- Video cover
- Based on: As Is (play)
- Written by: William M. Hoffman
- Directed by: Michael Lindsay-Hogg
- Starring: Colleen Dewhurst; Robert Carradine; Jonathan Hadary; Joanna Miles; Alan Scarfe;
- Theme music composer: Peter Matz
- Composer: Peter Matz
- Country of origin: United States
- Original language: English

Production
- Executive producer: Michael Brandman
- Producers: Iris Merlis; Patrick Whitley;
- Cinematography: Rene Ohashi
- Editor: Ruth Foster
- Running time: 86 minutes
- Budget: $600,000

Original release
- Network: Showtime
- Release: July 27, 1986

= As Is (film) =

1986 television film directed by Michael Lindsay-Hogg

As Is is a 1986 American television film directed by Michael Lindsay-Hogg. It was adapted by William M. Hoffman from his 1985 play of the same title. The film stars Jonathan Hadary, Robert Carradine, Colleen Dewhurst and Joanna Miles. It premiered on Showtime on July 27, 1986. Several networks rejected the TV adaptation. Hadary and Carradine were both nominated for CableACE Awards. The movie centers on a group of gay male friends dealing with AIDS in New York City.

==Synopsis==
The movie depicts the effect that AIDS, a relatively new epidemic in the 1980s, has on a group of gay friends living in New York City. The movie begins with gay couple Saul and Rich, who have recently separated. After Rich contracts AIDS from his new lover Chet, he returns to Saul, who ends up caring for him. The movie also shows how people with AIDS were treated by the American public, doctors, co-workers, and families and friends. In the end, Rich recognizes the importance of having a partner who is willing to share the grief of dying, and is also willing to make their own personal sacrifices in order to provide another with proper care.

==Cast==
- Robert Carradine as Rich
- Jonathan Hadary as Saul
- Doug Annear as Chet
- Colleen Dewhurst as Hospice Worker
- Joanna Miles as Lily
- Alan Scarfe as Brother
- Julie Whitfield as Brother's Wife
- Samantha Langevin as Partner
- Reg Drager as Doctor #1
- Gerald Lenton as Doctor #2
- Tonya Williams as TV Commentator
- Jeremy Ratchford as Pickup #1
- Chris Owens as Pickup #2

==Production notes==
William Hoffman, who wrote both the movie script and stage play, said the film was toned down from the stage version, mainly in its language. Executive producer Michael Brandman said he didn't want to "muddy the water with gratuitous profanity. We did keep some of the language, but I think it is highlighted more effectively because it's used more sparingly. Four-letter words offend some people tremendously, and we didn't want to risk losing those people who might benefit from what the piece was saying." The movie was filmed in Toronto, on a budget of $600,000, which is slightly higher than that for other filmed plays presented on Showtime.

==Critical reception==
Entertainment Weekly wrote that the characters in the movie are "brought vividly to life by playwright William Hoffman's eloquently brutal script", and it gave the film an A rating. Richard Christiansen of the Chicago Tribune wrote "the swift, impressionistic flow of images, which worked well in the theater, seems to diffuse the drama in the film version." He also stated that Jonathan Hadary "often delivers his lines with a punch more suited to the stage than to the naturalistic environment of movies". But overall, he said the "profound issue of coming to terms with one's life in the face of death is classic and timeless."

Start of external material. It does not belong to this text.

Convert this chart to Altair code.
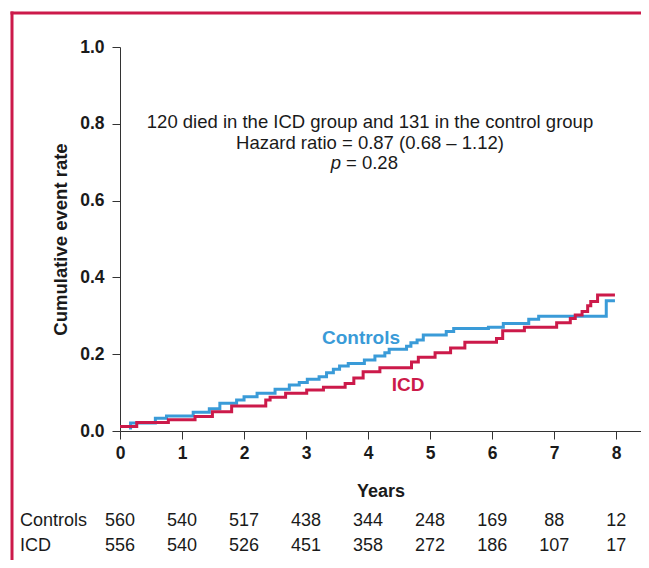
import altair as alt
import pandas as pd

# ---- data ----
groups = ["Controls", "ICD"]

ctrl_t = [0.17, 0.17, 0.57, 0.75, 1.18, 1.44, 1.61, 1.88, 2.00, 2.21, 2.50, 2.73, 2.89,
          3.02, 3.21, 3.33, 3.44, 3.54, 3.68, 3.94, 4.11, 4.27, 4.34, 4.62, 4.69, 4.79,
          4.89, 5.26, 5.38, 5.94, 6.18, 6.59, 6.75, 7.84, 7.98]
ctrl_r = [0.004, 0.021, 0.033, 0.039, 0.049, 0.058, 0.072, 0.081, 0.089, 0.098, 0.109,
          0.120, 0.126, 0.135, 0.141, 0.152, 0.161, 0.169, 0.176, 0.185, 0.195, 0.204,
          0.213, 0.221, 0.230, 0.237, 0.250, 0.259, 0.267, 0.270, 0.280, 0.291, 0.299,
          0.339, 0.339]

icd_t = [0.0, 0.27, 0.78, 1.21, 1.49, 1.80, 2.35, 2.42, 2.67, 3.01, 3.28, 3.63, 3.77,
         3.92, 4.19, 4.70, 4.81, 5.08, 5.33, 5.56, 6.07, 6.17, 6.52, 7.04, 7.26, 7.34,
         7.45, 7.54, 7.59, 7.70, 7.98]
icd_r = [0.012, 0.022, 0.029, 0.038, 0.050, 0.065, 0.081, 0.088, 0.098, 0.107, 0.114,
         0.124, 0.138, 0.154, 0.165, 0.180, 0.192, 0.204, 0.216, 0.231, 0.241, 0.261,
         0.270, 0.282, 0.293, 0.302, 0.311, 0.326, 0.337, 0.354, 0.354]

years = [0, 1, 2, 3, 4, 5, 6, 7, 8]
ctrl_risk = [560, 540, 517, 438, 344, 248, 169, 88, 12]
icd_risk = [556, 540, 526, 451, 358, 272, 186, 107, 17]
y_ticks = [0.0, 0.2, 0.4, 0.6, 0.8, 1.0]

note_lines = ["120 died in the ICD group and 131 in the control group",
              "Hazard ratio = 0.87 (0.68 \u2013 1.12)"]
p_label = "p"
p_value = "= 0.28"

BLUE = "#3a9bd8"
RED = "#cc1a4a"
FONT = "Liberation Sans"
DARK = "#1a1a1a"

curves = pd.concat([
    pd.DataFrame({"t": ctrl_t, "r": ctrl_r, "g": groups[0], "i": range(len(ctrl_t))}),
    pd.DataFrame({"t": icd_t, "r": icd_r, "g": groups[1], "i": range(len(icd_t))}),
])

x_scale = alt.Scale(domain=[0, 8.4], nice=False, zero=False)
x_axis = alt.Axis(values=years, format="d", title="Years", grid=False,
                  labelFont=FONT, labelFontSize=17.5, labelFontWeight="bold", labelColor=DARK,
                  titleFont=FONT, titleFontSize=18, titleFontWeight="bold", titleColor=DARK,
                  tickSize=8, labelPadding=5, titlePadding=21,
                  domainColor="#333333", tickColor="#333333", labelFlush=False)
y_axis = alt.Axis(values=y_ticks, format=".1f", title="Cumulative event rate", grid=False,
                  labelFont=FONT, labelFontSize=17.5, labelFontWeight="bold", labelColor=DARK,
                  titleFont=FONT, titleFontSize=18.5, titleFontWeight="bold", titleColor=DARK,
                  tickSize=8, labelPadding=8, titlePadding=9,
                  domainColor="#333333", tickColor="#333333")

X = alt.X("t:Q", scale=x_scale, axis=x_axis)

lines = alt.Chart(curves).mark_line(interpolate="step-after", strokeWidth=3).encode(
    x=X,
    y=alt.Y("r:Q", scale=alt.Scale(domain=[0, 1], nice=False), axis=y_axis),
    color=alt.Color("g:N", scale=alt.Scale(domain=groups, range=[BLUE, RED]), legend=None),
    order=alt.Order("i:Q"),
)

one = pd.DataFrame({"a": [0]})

lab_ctrl = alt.Chart(one).mark_text(font=FONT, fontSize=19, fontWeight="bold", color=BLUE).encode(
    x=alt.value(241), y=alt.value(291), text=alt.value(groups[0]))
lab_icd = alt.Chart(one).mark_text(font=FONT, fontSize=19, fontWeight="bold", color=RED).encode(
    x=alt.value(288), y=alt.value(338), text=alt.value(groups[1]))

note1 = alt.Chart(one).mark_text(font=FONT, fontSize=18.5, color=DARK).encode(
    x=alt.value(250), y=alt.value(75), text=alt.value(note_lines[0]))
note2 = alt.Chart(one).mark_text(font=FONT, fontSize=18.5, color=DARK).encode(
    x=alt.value(250), y=alt.value(96), text=alt.value(note_lines[1]))
note3a = alt.Chart(one).mark_text(font=FONT, fontSize=18.5, fontStyle="italic", color=DARK,
                                  align="right").encode(
    x=alt.value(221), y=alt.value(116), text=alt.value(p_label))
note3b = alt.Chart(one).mark_text(font=FONT, fontSize=18.5, color=DARK, align="left").encode(
    x=alt.value(226), y=alt.value(116), text=alt.value(p_value))

risk_ctrl = alt.Chart(pd.DataFrame({"t": years, "n": ctrl_risk})).mark_text(
    font=FONT, fontSize=18, color=DARK).encode(x=X, y=alt.value(474), text="n:Q")
risk_icd = alt.Chart(pd.DataFrame({"t": years, "n": icd_risk})).mark_text(
    font=FONT, fontSize=18, color=DARK).encode(x=X, y=alt.value(499), text="n:Q")
row_ctrl = alt.Chart(one).mark_text(font=FONT, fontSize=18, color=DARK, align="left").encode(
    x=alt.value(-100), y=alt.value(474), text=alt.value(groups[0]))
row_icd = alt.Chart(one).mark_text(font=FONT, fontSize=18, color=DARK, align="left").encode(
    x=alt.value(-100), y=alt.value(499), text=alt.value(groups[1]))

frame_top = alt.Chart(one).mark_rule(color=RED, strokeWidth=3).encode(
    x=alt.value(-109.5), x2=alt.value(540), y=alt.value(-34))
frame_left = alt.Chart(one).mark_rule(color=RED, strokeWidth=3).encode(
    x=alt.value(-108), y=alt.value(-35.5), y2=alt.value(530))

chart = alt.layer(
    lines, lab_ctrl, lab_icd, note1, note2, note3a, note3b,
    risk_ctrl, risk_icd, row_ctrl, row_icd, frame_top, frame_left,
).properties(
    width=521, height=384,
    autosize=alt.AutoSizeParams(type="none"),
    padding={"left": 112, "top": 39, "right": 0, "bottom": 129},
).configure_view(stroke=None)

chart.save("out.html", embed_options={"renderer": "svg", "actions": False})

The New York Times wrote the film "finds its emotional anchor in the deeply sensitive performance of Jonathan Hadary as the friend who acts as loyal attendant", and although the movie "occasionally overreaches, as in an awkward attempt at an epiphany, it is buoyed by its humor as characters find a release, if not a relief, in examining their own helplessness." Hadary and Carradine were both nominated for CableACE Awards for Actor in a theatrical or dramatic special.